In some embodiments, the method 700 includes initiating a remediation of the predicted building equipment issue (e.g., a predicted based on the aggregated performance indicator of a space). For example, the method 700 can include initiating a remediation action to remediate a current building equipment issue and/or to remediate a predicted (future) building equipment issue prior to an actual occurrence of the predicted building equipment issue. In some embodiments, the method 700 can include displaying a visual representation of a status of the remediation action. For instance, the via a graphical user interface such as those described herein. Thus, the systems, devices, and methods herein can permit identification of remediation actions based on actual (real-time information) and can provide visual representations of actual (real-time) information indicative of a status of on-going remediations, thereby providing site managers with an enhanced wholistic vantage of various aspects pertaining to building management including the proactive remediation of predicted future issues with building equipment.
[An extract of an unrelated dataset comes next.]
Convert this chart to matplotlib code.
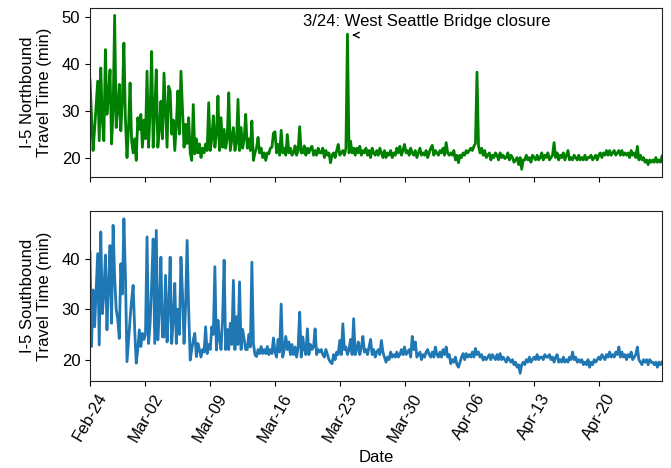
import numpy as np
import pandas as pd
import matplotlib
matplotlib.use("Agg")
import matplotlib.pyplot as plt

plt.rcParams['font.family'] = ['Liberation Sans', 'DejaVu Sans']

# Samples every 4 hours, values in minutes
northbound = [
    36.5, 29, 21.5, 26, 31, 36.3,
    23.6, 39.1, 28, 23.6, 43, 29.2,
    33, 38.7, 22.9, 30, 50.3, 26.4,
    30, 35.6, 25.7, 32, 44.4, 28,
    20, 26.4, 35.9, 23.6, 21, 24,
    19.4, 28.5, 26, 29.2, 22.2, 28,
    24, 38.4, 22.2, 30, 42.6, 22.2,
    30, 38.7, 22.2, 26, 32, 24,
    38, 30, 22.2, 35.2, 34.2, 25,
    28, 21.5, 27, 34.2, 25, 38.4,
    30, 22.2, 27.1, 23, 28.5, 21,
    19.4, 31.3, 20.8, 24, 21, 22.9,
    20, 22, 21, 22.9, 21.5, 31.7,
    21.5, 24, 28.9, 22.2, 25, 33.1,
    21.5, 28.5, 22.2, 26, 22, 24,
    33.8, 21.5, 24, 26.4, 21.5, 23,
    32.4, 21.5, 26.4, 22, 24, 29.2,
    22, 24, 21.5, 27.8, 19.4, 21,
    22, 24.3, 21, 22, 20, 21,
    19.4, 21, 20.8, 22, 22.2, 25.2,
    25.5, 21, 22.8, 20.5, 25.8, 21,
    22, 20.5, 24.9, 21, 22, 20.5,
    21, 22.5, 20.5, 21.5, 26.6, 21,
    21, 22.5, 20.5, 22, 21, 22,
    22.4, 20.5, 21.5, 20.5, 22, 21,
    21, 22, 20, 21.5, 20.5, 21,
    18.9, 20.5, 21, 20, 21.5, 22.8,
    20.5, 21, 21.5, 20.5, 22, 46.3,
    21, 23.5, 21, 22, 20.5, 22,
    21, 22.4, 20.5, 21.5, 21, 22,
    20.5, 21.5, 20, 22, 21, 20.5,
    21.5, 20.5, 22, 21, 20, 21.5,
    20, 21, 20.5, 21.5, 20, 21,
    20.5, 22, 21, 22.4, 20.5, 21.5,
    22.8, 21, 21.5, 20.5, 22, 21,
    20.5, 21.5, 20, 21, 22, 20.5,
    21, 20.5, 21.5, 20, 21, 22,
    22.6, 20.5, 21.5, 21, 20.5, 21.5,
    21, 22, 20.5, 23.2, 21, 20.5,
    21, 20.5, 21.5, 19.5, 20.5, 18.9,
    20.5, 20, 21, 20.5, 21.5, 21,
    21.5, 22, 21.5, 22.4, 23, 38.2,
    22.4, 21, 22, 20.5, 21.5, 20,
    20.5, 21, 19.5, 20.5, 20, 21,
    20.5, 19.5, 21, 20, 20.5, 19.8,
    20, 21, 19.5, 20.5, 20, 19,
    19.5, 20, 18.5, 20, 17.5, 19.5,
    19.5, 20.5, 19.5, 20, 19, 20.5,
    20, 19.5, 20.5, 19.5, 20, 21,
    19.5, 20.5, 20, 21, 19.5, 20,
    20.5, 23.2, 20, 21, 19.5, 20.5,
    20, 21, 19.5, 20.5, 21.5, 19.5,
    20, 19.5, 20.5, 20, 19.5, 20.5,
    19.5, 20, 19.5, 20.5, 19.5, 20,
    20, 20.5, 19.5, 20, 20.5, 19.5,
    20.5, 21, 20, 21, 20.5, 21.5,
    20.5, 21.5, 20.5, 21, 21.5, 20.5,
    21, 21.5, 20.5, 21.5, 20.5, 21,
    20.5, 21, 20, 21.5, 20.5, 21,
    20, 22.4, 19.5, 20.5, 19.5, 20,
    19, 19.5, 18.5, 19.5, 19, 19.5,
    19, 20, 19, 19.5, 19, 20.3,
]

southbound = [
    41.3, 22.6, 33.8, 26.5, 34, 41,
    22.9, 45.3, 29.1, 33, 40.7, 25.9,
    35, 42.6, 27.2, 46.6, 36.4, 30,
    28, 24.2, 39, 33, 47.9, 36.4,
    19.6, 23.9, 28, 31.8, 34.7, 26,
    19.3, 22, 25.9, 22.6, 25.2, 24,
    25, 44.3, 23.2, 27.2, 35, 43.9,
    23.2, 45.6, 23.9, 30, 40.3, 24.5,
    24.5, 36.7, 23.5, 30, 40.3, 23.2,
    28, 35.1, 23.2, 30, 25, 40.3,
    33.1, 23.2, 30.5, 43.6, 30, 19.9,
    22, 23.9, 25.2, 20.6, 23.2, 22,
    20.5, 22, 21.5, 26.5, 21.2, 23,
    22, 26.5, 25, 38.4, 21.9, 27.8,
    24, 22, 28, 39.7, 22, 26,
    22, 27.2, 23, 35.7, 22, 28.5,
    23, 35.4, 22, 26, 24, 22,
    22, 25, 22.5, 39.3, 23.2, 21,
    20.6, 22, 21.2, 22.6, 21.2, 22,
    21.2, 22.6, 21, 22, 21.2, 24.3,
    21.5, 20.5, 24, 21.5, 31, 20.5,
    22, 24.6, 22, 23.5, 21, 23,
    21, 22.5, 20.5, 22.5, 29.4, 20.5,
    24.5, 22, 21, 26.1, 21, 23,
    22, 22.5, 26.1, 21, 22, 21.5,
    22, 21, 20.5, 22, 21, 20,
    19.5, 19.2, 21, 20, 21.5, 21,
    23.8, 21, 27.1, 22, 22.5, 21,
    22, 24, 21, 28.1, 21, 22,
    23.5, 21, 22.5, 24.6, 21.5, 22,
    21, 22.5, 24, 21, 22, 20.5,
    21.5, 22, 21, 23.8, 21.5, 20.5,
    19.5, 20.5, 20, 21.5, 20.5, 21,
    20.5, 21.5, 20.5, 21, 22, 21,
    22.5, 21, 21.5, 22, 20.5, 24.6,
    22, 23.5, 20.5, 21, 21.5, 20,
    21, 20.5, 21.5, 22, 21, 20.5,
    21.5, 20.5, 22.5, 21, 20.5, 21.5,
    20.5, 22, 21, 22.5, 20.5, 21,
    19.2, 20, 19.5, 20.5, 19, 18.5,
    19.5, 20.5, 21.2, 20, 21.2, 20.5,
    21, 20.5, 21.5, 20.5, 22.2, 21,
    21.5, 20.5, 21, 19.9, 20.5, 20,
    20.5, 21, 20, 21, 20.5, 20,
    21, 20, 21.2, 20, 20.5, 20,
    19.5, 20.5, 20, 19.5, 20, 19,
    19.5, 18.5, 19, 17.3, 19, 19.5,
    19, 20, 19.5, 20.5, 19.5, 20,
    20.5, 20, 21, 20, 20.5, 20.5,
    20, 21, 20.5, 20.5, 21, 20,
    20.5, 19.5, 20.5, 21, 19.5, 20,
    19.5, 20.5, 19.5, 20, 19.5, 20.5,
    20, 21.5, 20, 20.5, 19.5, 20,
    19.5, 20, 19, 19.5, 19, 20,
    18.5, 19.5, 19, 20, 19.5, 20,
    20.5, 20, 21, 20.5, 20, 21,
    20.5, 21.5, 20.5, 21, 20.5, 21.5,
    21, 22.5, 20.5, 21.5, 20.5, 21,
    20, 21, 20.5, 21.5, 20, 20.5,
    21, 22.5, 20, 19.5, 19, 20,
    19.5, 20, 19, 20, 19.5, 19.5,
    19, 19.5, 18.5, 19.5, 19, 19.5,
]

times = pd.date_range("2019-02-24", periods=len(northbound), freq="4h")
tick_dates = pd.to_datetime(["2019-02-24", "2019-03-02", "2019-03-09", "2019-03-16",
                             "2019-03-23", "2019-03-30", "2019-04-06", "2019-04-13",
                             "2019-04-20"])
tick_labels = ["Feb-24", "Mar-02", "Mar-09", "Mar-16", "Mar-23", "Mar-30",
               "Apr-06", "Apr-13", "Apr-20"]
annotation = "3/24: West Seattle Bridge closure"

nb = pd.Series(northbound, index=times)
sb = pd.Series(southbound, index=times)
late = nb[nb.index >= pd.Timestamp("2019-03-20")]
spike_time = late.idxmax()
spike_val = late.max()

fig = plt.figure(figsize=(6.71, 4.68), dpi=100)
ax1 = fig.add_axes([0.1341, 0.6218, 0.8525, 0.3618])
ax2 = fig.add_axes([0.1341, 0.1859, 0.8525, 0.3632], sharex=ax1)

ax1.plot(nb.index, nb.values, color="green", lw=2)
ax2.plot(sb.index, sb.values, color="#1f77b4", lw=2)

ax1.set_xlim(times[0], times[-1])
ax1.set_yticks([20, 30, 40, 50])
ax2.set_yticks([20, 30, 40])

for ax in (ax1, ax2):
    ax.tick_params(labelsize=12)
    for s in ax.spines.values():
        s.set_color("#222222")
ax1.tick_params(axis="x", labelbottom=False)
ax2.set_xticks(tick_dates)
ax2.set_xticklabels(tick_labels, rotation=60)

ax1.set_ylabel("I-5 Northbound\nTravel Time (min)", fontsize=12, labelpad=7)
ax2.set_ylabel("I-5 Southbound\nTravel Time (min)", fontsize=12, labelpad=7)
ax2.set_xlabel("Date", fontsize=12)

ax1.text(times[0] + pd.Timedelta(days=22.98), 49.1, annotation, fontsize=12,
         ha="left", va="center")
ax1.annotate("", xy=(spike_time + pd.Timedelta(hours=5), spike_val - 0.2),
             xytext=(spike_time + pd.Timedelta(hours=26), spike_val - 0.2),
             arrowprops=dict(arrowstyle="->", color="black", lw=1))

fig.savefig("out.png", dpi=100)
For instance, in some embodiments, the methods herein can display a visual representation of a total quantity and/or type of completed remediation actions, display a visual representation of a total quantity and/or type of pending (yet to be completed) remediation actions, or both. In some embodiments, the visual representations of the status of the remediation action can be specific to the site, specific to a space within a spatial hierarchy model, specific to one or more operators associated with the site, or any combination thereof.

In some embodiments, the systems and methods herein can be configured to generate and display, via the computing devices described herein, a summary or report indicative various information associated with a spatial hierarchy model. For instance, the method 700 can include displaying a summary of elements in the spatial hierarchy such as summary of spaces (e.g., counts of various buildings, floors, zones, rooms) and/or and summary of building equipment (e.g., counts of all building equipment mapped to one or more spaces within the spatial hierarchy model). Display of the summary or report summarizing aspects associated with spatial hierarchy models can promote aspects herein such as a permitting an operator or supervisor to readily quantify in real-time various information or aspects associated with the spatial hierarchy models.

Aspects of the illustrative methods herein can be performed with or via one or more of the components described herein. For instance, the illustrative methods herein can be performed in conjunction with or by at least a computing device (e.g., computing device 200), among other possible components.

Having thus described several illustrative embodiments of the present disclosure, those of skill in the art will readily appreciate that yet other embodiments may be made and used within the scope of the claims hereto attached. It will be understood, however, that this disclosure is, in many respects, only illustrative. Changes may be made in details, particularly in matters of shape, size, arrangement of parts, and exclusion and order of steps, without exceeding the scope of the disclosure. The disclosure's scope is, of course, defined in the language in which the appended claims are expressed.